Ахматова рисует процесс поэтического творчества как озарение. Стихи рождаются из тайного круга — сначала невнятной речью, а затем явственной строкой («Вижу, вот оно!»).
МУЗА
Как и жить мне с этой обузой,
А еще называют Музой,
Говорят: «Ты с ней на лугу...»
Говорят: «Божественный лепет...»
Жестче, чем лихорадка, оттреплет,
И опять весь год ни гу-гу.
(1959)
Перекличка поэтов обнаруживается в тех стихотворениях Ахматовой и Басё, где они делятся тайнами творческих наитий и горечью переживаемых неудач. Однажды Басё тоже рассказал, каким мучительным бывает для него сочинение стихов: «Остановились переночевать на постоялом дворе. При свете лампы я лежал на боку, закрыв глаза, и ударял себя по голове, пытаясь вспомнить увиденные за день пейзажи и дописать начатые стихи. Но монах, присоединившийся к нам в дороге, наверное, решил, что я переживаю тяготы пути, и стал развлекать меня. Он без умолку рассказывал о разных местах, где бывал в юности, о милостях Будды Амида, думая, что мне интересно. Вдохновение прошло, и я не смог сложить ни одного стихотворения»14.
ПРО СТИХИ (Владимиру Нарбуту)
Это — выжимки бессонниц,
Это — свеч кривых нагар,
Это — сотен белых звонниц,
Первый утренний удар...
Это — теплый подоконник Под черниговской луной,
Это — пчелы, это — донник,
Это — пыль, и мрак, и зной.
(1940)
Для поэтессы творчество связано с муками бессонных ночей, тяготами повседневной жизни и редкими минутами поэтических откровений. Басе сложил:
И сухая кета, и худоба Куя — в зимние холода15.
Об этом стихотворении Басё сказал: «Чтобы выразить прелесть самой сердцевины вещей, нужно было надрывать живот в течение многих дней»16. Его ученик Хаттори Дохо добавил: «Ради такого стихотворения можно переломать и кости»17. Так необычайно остро единая внутренняя суть разных явлений была схвачена поэтом и выведена в хайку.
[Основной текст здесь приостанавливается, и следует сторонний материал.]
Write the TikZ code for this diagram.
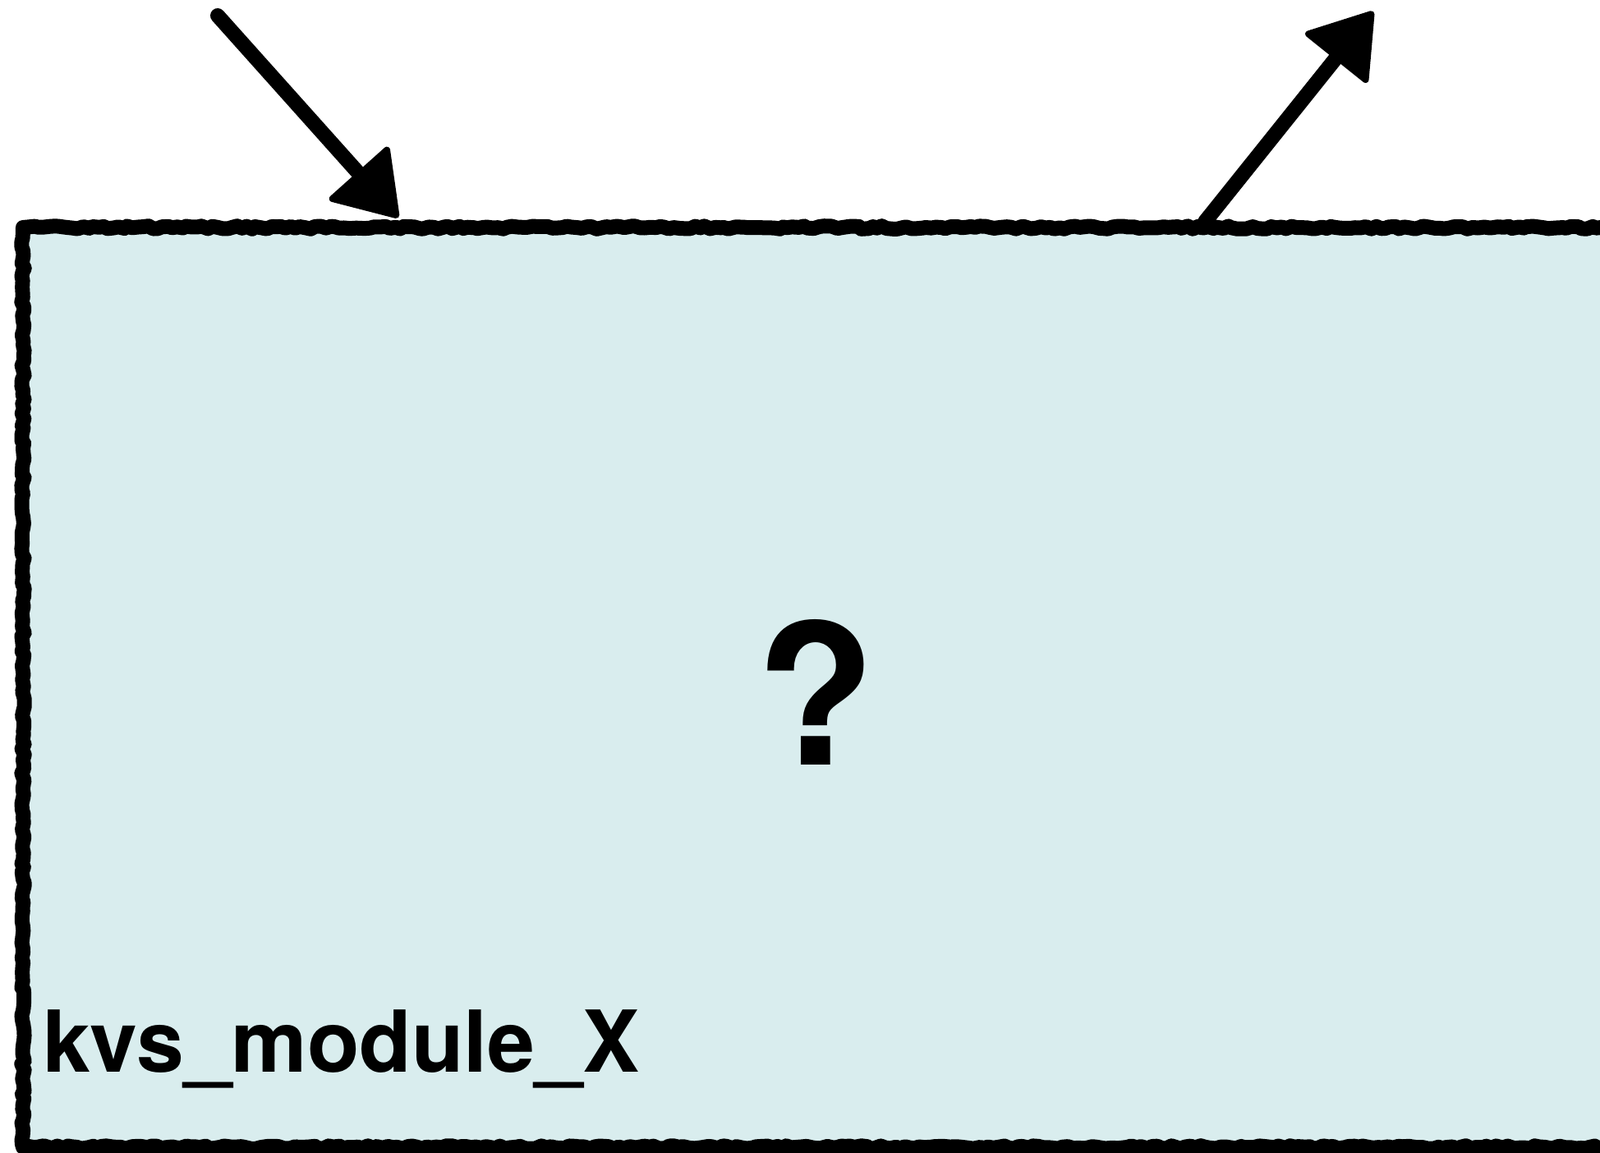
\documentclass[tikz,border=0pt]{standalone}
\usepackage{fontspec}
\setmainfont{TeX Gyre Heros}
\usetikzlibrary{arrows.meta,decorations.pathmorphing}
\definecolor{boxfill}{RGB}{217,237,238}
\tikzset{
  modulebox/.style={draw=black, fill=boxfill, line width=18pt, rectangle, inner sep=0pt, outer sep=0pt,
    minimum width=2000pt, minimum height=1120pt, line join=round,
    decorate, decoration={random steps, segment length=6pt, amplitude=1.8pt}},
  flow/.style={line width=18pt, draw=black, line cap=round,
    -{Triangle[length=78pt,width=102pt,line width=8pt,round]}},
  bigtext/.style={font=\bfseries\fontsize{104pt}{120pt}\selectfont, inner sep=0pt, outer sep=0pt, text=black},
  qtext/.style={font=\bfseries\fontsize{238pt}{260pt}\selectfont, inner sep=0pt, outer sep=0pt, text=black}
}
\begin{document}
\begin{tikzpicture}[x=1pt,y=-1pt]
\useasboundingbox (0,0) rectangle (1948,1404);
\node[modulebox] (box) at (1028,837) {};
\coordinate (s1) at (265,19);
\coordinate (s2) at (1672,14);
\draw[flow] (s1) -- ([xshift=457pt,yshift=12pt]box.north west);
\draw[flow] ([xshift=1439pt,yshift=7pt]box.north west) -- (s2);
\node[bigtext, anchor=base west] (label) at (52,1305) {kvs\_module\_X};
\node[qtext, anchor=base] (q) at (993,931) {?};
\end{tikzpicture}
\end{document}
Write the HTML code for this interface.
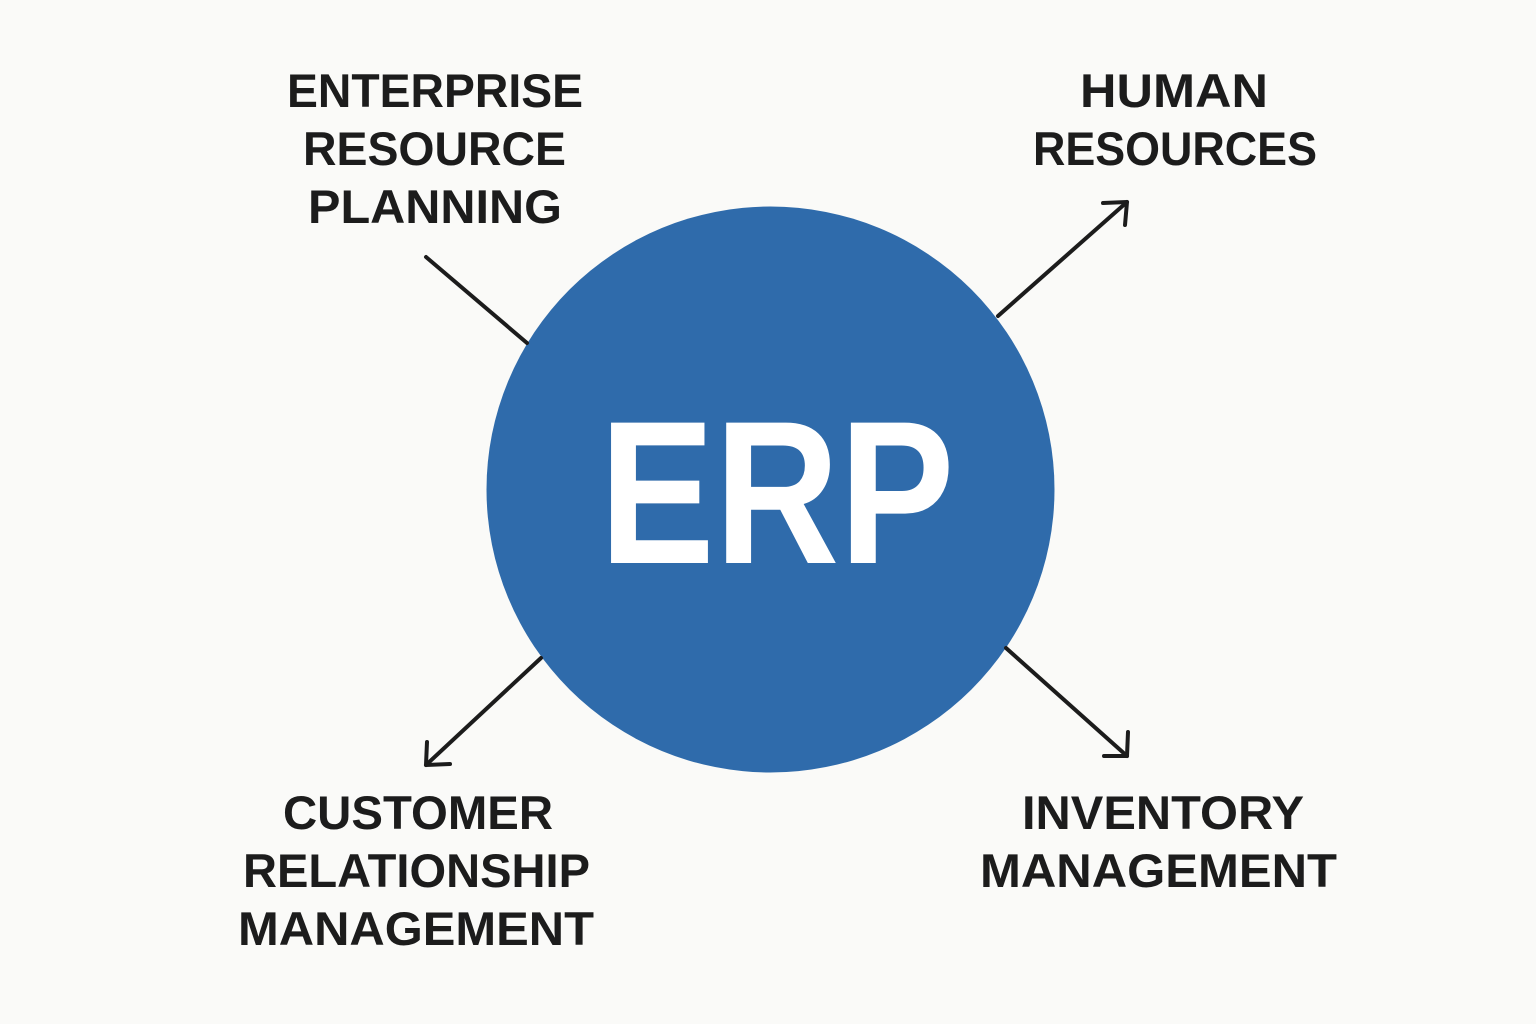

В «Последнем стихотворении» (1959) Ахматова говорит о поисках художественного слова, рассказывает, как по-разному приходят к ней стихи. Одно — радостно, «С дыханием жизни врывается в дом»; другое — тревожно, «Из зеркала смотрит пустого // И что-то бормочет сурово». Иные стихи являются естественно и свободно. Бывает и неуловимое стихотворение — «Не звук и не цвет, не цвет и не звук», —
которое не может принять явных очертаний: «Гранится, меняется, вьется, // А в руки живым не дается». Но последнее — принесло неимоверные страдания: «...по капельке выпило кровь» и «Безмолвием сделалось снова». Переживание бесплодности усилий приводит поэтессу к отчаянию: «И я не знавала жесточе беды, // Ушло, и его протянулись следы // К какому-то крайнему краю, // А я без него... умираю»18.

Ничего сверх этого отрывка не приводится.